Large amounts of bulk data sent from Logstash to Elasticsearch after using pipelines

userR · February 23, 2022, 11:00pm

I recently changed my configuration from one logstash.config file to pipelines to make it easier.

My pipelines.yml (replaced actual names with letters, main re-routes data to correct pipeline based on tag):

- pipeline.id: main
  path.config: "/usr/share/logstash/pipeline/main.config"

- pipeline.id: a
  path.config: "/usr/share/logstash/pipeline/a.config"

- pipeline.id: b
  path.config: "/usr/share/logstash/pipeline/b.config"

- pipeline.id: c
  path.config: "/usr/share/logstash/pipeline/c.config"

- pipeline.id: d
  path.config: "/usr/share/logstash/pipeline/d.config"

- pipeline.id: e
  path.config: "/usr/share/logstash/pipeline/e.config"

- pipeline.id: f
  path.config: "/usr/share/logstash/pipeline/f.config"

I see on Elasticsearch, a large amount of daily data being sent (was usually max 5mb, now it is 1 gb)
I also see this error in the logstash logs:

[ERROR][logstash.outputs.elasticsearch][main][6bdcb4726a198461b0a3bc504bd116ed5ae4dc3a4e92f278a77b790bc12a0ceb] Attempted to send a bulk request but there are no living connections in the pool (perhaps Elasticsearch is unreachable or down?) {:message=>"No Available connections", :exception=>LogStash::Outputs::ElasticSearch::HttpClient::Pool::NoConnectionAvailableError, :will_retry_in_seconds=>16}

[WARN ][logstash.outputs.elasticsearch][main][39c5e157a8fc0ce37f379032b7514bc216a85707441f8b16bfdf1757bb7fd6a6] Marking url as dead.

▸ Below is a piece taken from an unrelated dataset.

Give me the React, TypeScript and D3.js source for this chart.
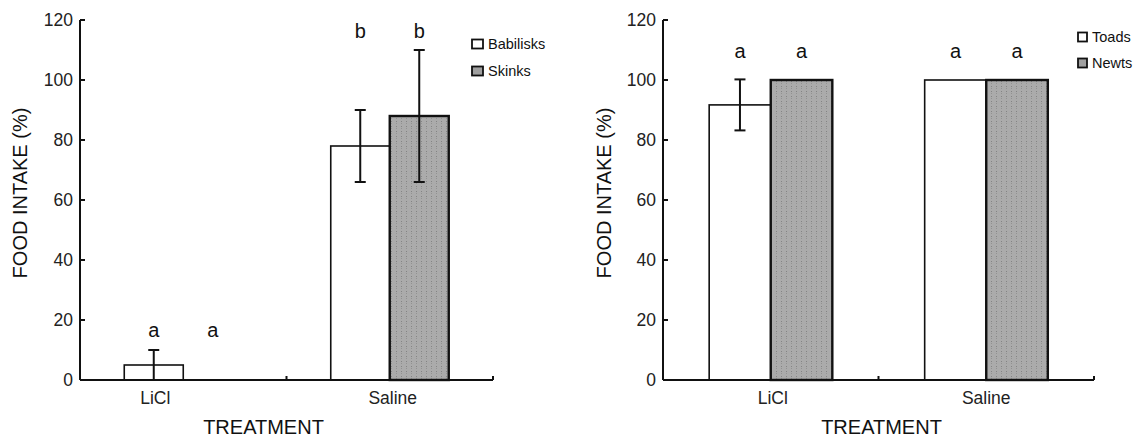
import React, { useEffect, useRef } from "react";
import * as d3 from "d3";

// shared
const categories = ["LiCl", "Saline"];
const yTicks = [0, 20, 40, 60, 80, 100, 120];

// left panel: lizards
const lizardSeries = ["Babilisks", "Skinks"];
const babilisksMean = [5, 78];
const babilisksErr = [5, 12];
const skinksMean = [0, 88];
const skinksErr = [0, 22];
const lizardLetters = [["a", "a"], ["b", "b"]];
const lizardLetterY = [14.3, 114];

// right panel: amphibians
const amphSeries = ["Toads", "Newts"];
const toadsMean = [91.7, 100];
const toadsErr = [8.5, 0];
const newtsMean = [100, 100];
const newtsErr = [0, 0];
const amphLetters = [["a", "a"], ["a", "a"]];
const amphLetterY = [107.3, 107.3];

const FONT = "Liberation Sans, Arial, Helvetica, sans-serif";

type Panel = {
  x0: number;
  x1: number;
  series: string[];
  means: number[][];
  errs: number[][];
  letters: string[][];
  letterY: number[];
  tickDx: number[];
  titleDx: number;
  yTitleX: number;
  legendX: number;
  legendY: number[];
  boxW: number;
};

const panels: Panel[] = [
  {
    x0: 80, x1: 493,
    series: lizardSeries,
    means: [babilisksMean, skinksMean],
    errs: [babilisksErr, skinksErr],
    letters: lizardLetters,
    letterY: lizardLetterY,
    tickDx: [-28, 3],
    titleDx: -23,
    yTitleX: 27,
    legendX: 472,
    legendY: [44, 71],
    boxW: 11,
  },
  {
    x0: 663, x1: 1094,
    series: amphSeries,
    means: [toadsMean, newtsMean],
    errs: [toadsErr, newtsErr],
    letters: amphLetters,
    letterY: amphLetterY,
    tickDx: [2, 0],
    titleDx: 3,
    yTitleX: 611,
    legendX: 1078,
    legendY: [37, 63],
    boxW: 9,
  },
];

export default function App() {
  const ref = useRef<SVGSVGElement>(null);

  useEffect(() => {
    const svg = d3.select(ref.current);
    svg.selectAll("*").remove();

    const defs = svg.append("defs");
    const pat = defs.append("pattern")
      .attr("id", "dots")
      .attr("patternUnits", "userSpaceOnUse")
      .attr("width", 5)
      .attr("height", 5);
    pat.append("rect").attr("width", 5).attr("height", 5).attr("fill", "#ababab");
    pat.append("rect").attr("x", 1).attr("y", 1).attr("width", 1).attr("height", 1).attr("fill", "#848484");
    pat.append("rect").attr("x", 1).attr("y", 3).attr("width", 1).attr("height", 1).attr("fill", "#939393");

    const y = d3.scaleLinear().domain([0, 120]).range([380, 20]);

    panels.forEach((p) => {
      const g = svg.append("g");
      const x = d3.scaleBand<string>().domain(categories).range([p.x0, p.x1]).padding(0);
      const xs = d3.scaleBand<string>().domain(p.series).range([0, x.bandwidth()]).paddingInner(0).paddingOuter(0.75);

      // bars
      p.series.forEach((s, si) => {
        categories.forEach((c, ci) => {
          const v = p.means[si][ci];
          if (v <= 0) return;
          const bx = x(c)! + xs(s)!;
          g.append("rect")
            .attr("x", bx)
            .attr("y", y(v))
            .attr("width", xs.bandwidth())
            .attr("height", y(0) - y(v))
            .attr("fill", si === 0 ? "#fff" : "url(#dots)")
            .attr("stroke", "#111")
            .attr("stroke-width", si === 0 ? 1.6 : 2.4);
        });
      });

      // error bars
      p.series.forEach((s, si) => {
        categories.forEach((c, ci) => {
          const v = p.means[si][ci];
          const e = p.errs[si][ci];
          if (e <= 0) return;
          const cx = x(c)! + xs(s)! + xs.bandwidth() / 2;
          const lo = Math.max(0, v - e);
          g.append("line")
            .attr("x1", cx).attr("x2", cx)
            .attr("y1", y(lo)).attr("y2", y(v + e))
            .attr("stroke", "#111").attr("stroke-width", 2);
          [v + e, lo].forEach((yy) => {
            if (yy <= 0) return;
            g.append("line")
              .attr("x1", cx - 5.5).attr("x2", cx + 5.5)
              .attr("y1", y(yy)).attr("y2", y(yy))
              .attr("stroke", "#111").attr("stroke-width", 2);
          });
        });
      });

      // significance letters
      p.series.forEach((s, si) => {
        categories.forEach((c, ci) => {
          g.append("text")
            .attr("x", x(c)! + xs(s)! + xs.bandwidth() / 2)
            .attr("y", y(p.letterY[ci]))
            .attr("text-anchor", "middle")
            .attr("font-family", FONT)
            .attr("font-size", 20)
            .attr("fill", "#111")
            .text(p.letters[ci][si]);
        });
      });

      // y axis
      g.append("line")
        .attr("x1", p.x0).attr("x2", p.x0)
        .attr("y1", y(120)).attr("y2", y(0))
        .attr("stroke", "#111").attr("stroke-width", 2);
      yTicks.forEach((t) => {
        g.append("line")
          .attr("x1", p.x0).attr("x2", p.x0 + 5)
          .attr("y1", y(t)).attr("y2", y(t))
          .attr("stroke", "#111").attr("stroke-width", 2);
        g.append("text")
          .attr("x", p.x0 - 7)
          .attr("y", y(t))
          .attr("dy", "0.35em")
          .attr("text-anchor", "end")
          .attr("font-family", FONT)
          .attr("font-size", 17.5)
          .attr("fill", "#222")
          .text(t);
      });

      // x axis
      g.append("line")
        .attr("x1", p.x0).attr("x2", p.x1)
        .attr("y1", y(0)).attr("y2", y(0))
        .attr("stroke", "#111").attr("stroke-width", 2);
      categories.forEach((c) => {
        const xe = x(c)! + x.bandwidth();
        g.append("line")
          .attr("x1", xe).attr("x2", xe)
          .attr("y1", y(0)).attr("y2", y(0) - 4)
          .attr("stroke", "#111").attr("stroke-width", 2);
      });
      categories.forEach((c, ci) => {
        g.append("text")
          .attr("x", x(c)! + x.bandwidth() / 2 + p.tickDx[ci])
          .attr("y", 404)
          .attr("text-anchor", "middle")
          .attr("font-family", FONT)
          .attr("font-size", 17.5)
          .attr("fill", "#222")
          .text(c);
      });

      // axis titles
      g.append("text")
        .attr("x", (p.x0 + p.x1) / 2 + p.titleDx)
        .attr("y", 434)
        .attr("text-anchor", "middle")
        .attr("font-family", FONT)
        .attr("font-size", 20)
        .attr("fill", "#111")
        .text("TREATMENT");
      g.append("text")
        .attr("transform", `translate(${p.yTitleX},193) rotate(-90)`)
        .attr("text-anchor", "middle")
        .attr("font-family", FONT)
        .attr("font-size", 20)
        .attr("fill", "#111")
        .text("FOOD INTAKE (%)");

      // legend
      p.series.forEach((s, si) => {
        const ly = p.legendY[si];
        g.append("rect")
          .attr("x", p.legendX)
          .attr("y", ly - 4.5)
          .attr("width", p.boxW)
          .attr("height", 9)
          .attr("fill", si === 0 ? "#fff" : "#a0a0a0")
          .attr("stroke", "#111")
          .attr("stroke-width", 1.8);
        g.append("text")
          .attr("x", p.legendX + p.boxW + 5)
          .attr("y", ly)
          .attr("dy", "0.36em")
          .attr("font-family", FONT)
          .attr("font-size", 14.5)
          .attr("fill", "#111")
          .text(s);
      });
    });
  }, []);

  return (
    <svg
      ref={ref}
      width={1139}
      height={437}
      style={{ position: "absolute", left: 0, top: 0, background: "#fff" }}
    />
  );
}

Last error: [LogStash::Outputs::ElasticSearch::HttpClient::Pool::HostUnreachableError] Elasticsearch Unreachable: [http://elasticsearch:9200/][Manticore::ClientProtocolException] elasticsearch:9200 failed to respond {:url=>http://elasticsearch:9200/, :error_message=>"Elasticsearch Unreachable: [http://elasticsearch:9200/][Manticore::ClientProtocolException] elasticsearch:9200 failed to respond", :error_class=>"LogStash::Outputs::ElasticSearch::HttpClient::Pool::HostUnreachableError"}

I also cannot query this data on Kibana and get this error:

Error: Batch request failed with status 503

Little confused as to what is going on here or why so much data is being sent.

userR · February 23, 2022, 11:14pm

Looking at the data in Elasticsearch (using elastichead), I see 60 duplicates of data in one field for each log, here's an example of my configuration as I assume the issue is there:

main.config

input {
    beats { 
        port => 5044
        host => "0.0.0.0"
        ssl => false
    }
}
output {
    if [fields][log_type] == "a" {
        pipeline { send_to => a }
    } 
    else if [fields][log_type] == "b" {
        pipeline { send_to => b }
    }
    else if [fields][log_type] == "c" {
        pipeline { send_to => c }
    }
    else if [fields][log_type] == "d" {
        pipeline { send_to => d }
    }
    else if [fields][log_type] == "e" {
        pipeline { send_to => e }
    }
    else if [fields][log_type] == "f" {
        pipeline { send_to => f }
    }
}

a.config

input {
    pipeline {
        address => "a"
    }
}
filter {
  if [fields][log_type] == "a" {
    grok {

    }
    date {
      match => ["logdate", "YYYY-MM-dd HH:mm:ss,SSS"]
      target => "logdate"
    }
  }
}
output {
  if [fields][log_type] == "a" {
    elasticsearch {
      hosts => ["elasticsearch:9200"]
      index => "a-logdata=%{+YYYY.MM.dd}"
    }
  }
}

logstash.yml

http.host: "0.0.0.0"
path.config: /usr/share/logstash/pipeline

userR · February 24, 2022, 12:57am

The issue was path.config: /usr/share/logstash/pipeline in logstash.yml

Not sure why this caused the data fields to be duplicated but everything is working fine now once deleted

Badger · February 24, 2022, 1:18am

Setting path.config prevents pipelines.yml being used. If path.config points to a directory then all the files are concatenated. Events are read from all of the inputs, processed by all of the filters, and then all of the events are sent to all of the filters. New users very often misunderstand this and think each configuration file stands alone.

For events with [fields][log_type] == "a" an event will reach the Elasticsearch output shown once directly from the beats input, and once after going through pipeline output/input pair a.

If you have any outputs with are not wrapped in a test of [fields][log_type] they will receive each event from beats, and duplicates from pipelines a, b, c, d, e, and f.

system · March 24, 2022, 1:19am

This topic was automatically closed 28 days after the last reply. New replies are no longer allowed.